Establishing Earth's Matter Effect in Atmospheric Neutrino Oscillations at IceCube DeepCore
Anuj Kumar Upadhyay
TL;DR
This work addresses the challenge of observing Earth's matter effects in atmospheric neutrino oscillations within a three-flavor framework by exploiting the recently established sensitivity from the IceCube DeepCore detector. It employs a 9.3-year-equivalent Monte Carlo dataset, with a CNN-based particle ID and careful treatment of systematics, to perform an Asimov sensitivity test against the PREM density profile while comparing normal and inverted mass orderings.

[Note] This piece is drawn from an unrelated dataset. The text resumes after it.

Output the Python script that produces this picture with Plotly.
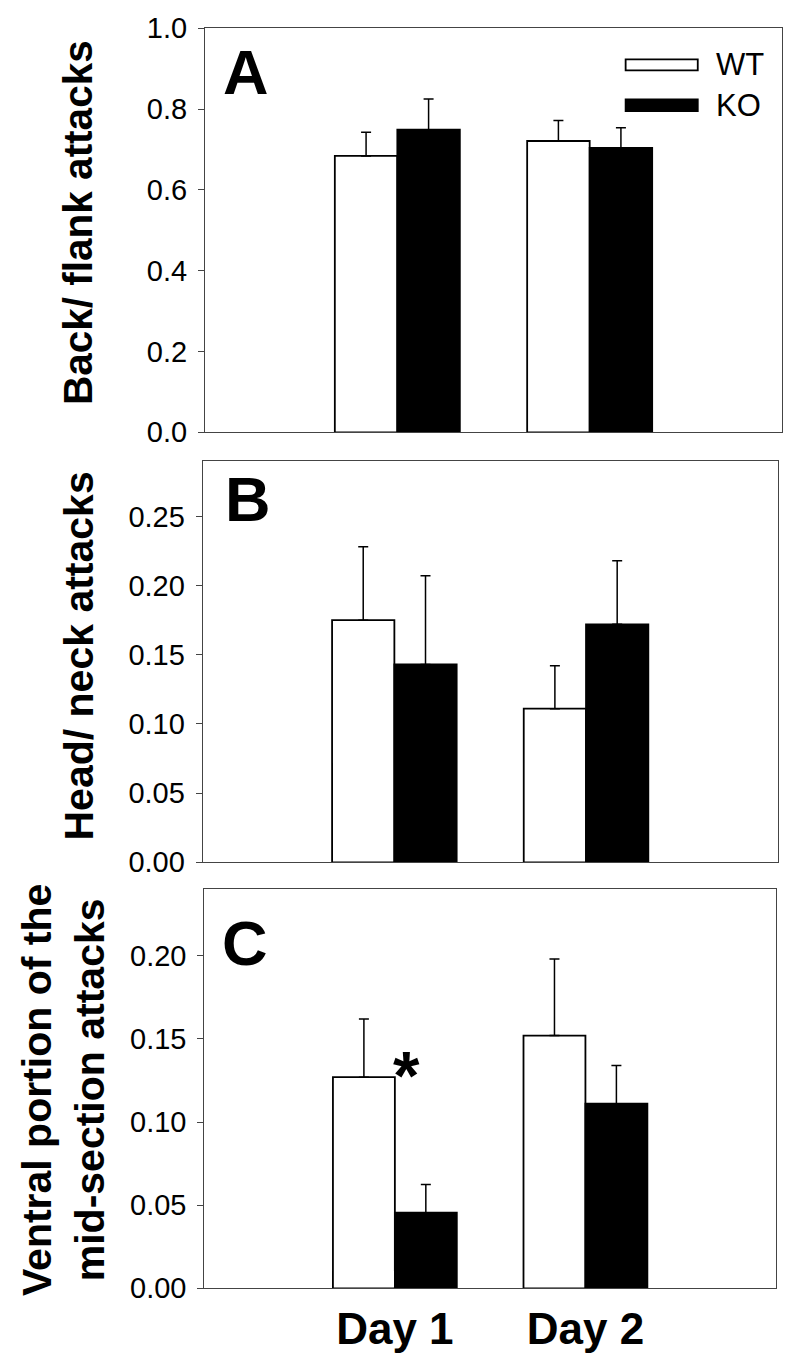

The results show modest but robust discrimination between vacuum and matter scenarios (e.g., $1.57\sigma$ for NO and $1.10\sigma$ for IO at $\theta_{23}=47.5^{\circ}$), and project roughly a threefold improvement with the IceCube Upgrade. Overall, the study demonstrates a viable path to detecting Earth matter effects with atmospheric neutrinos and highlights the potential for enhanced sensitivity with lower energy thresholds and improved systematics, informing future oscillation and mass-ordering investigations.
Abstract
The discovery of the non-zero value of $θ_{13}$ has opened an exciting opportunity to probe the Earth's matter effects in three-flavor oscillations of atmospheric neutrinos. These matter effects depend on both neutrino energy and the electron density distributions encountered during their propagation through Earth. In this contribution, we present preliminary sensitivities from the DeepCore detector, a densely instrumented sub-array of the IceCube neutrino observatory at the South Pole, demonstrating its ability to observe these matter effects in atmospheric neutrino oscillations. Using simulated data equivalent to 9.3 years of observations at IceCube DeepCore, we show the sensitivity of the DeepCore to reject the vacuum oscillation hypothesis and align with the Preliminary Reference Earth Model. Additionally, we present the expected improvement in sensitivity for rejecting the vacuum oscillations using the upcoming IceCube Upgrade, a low-energy extension of the IceCube detector.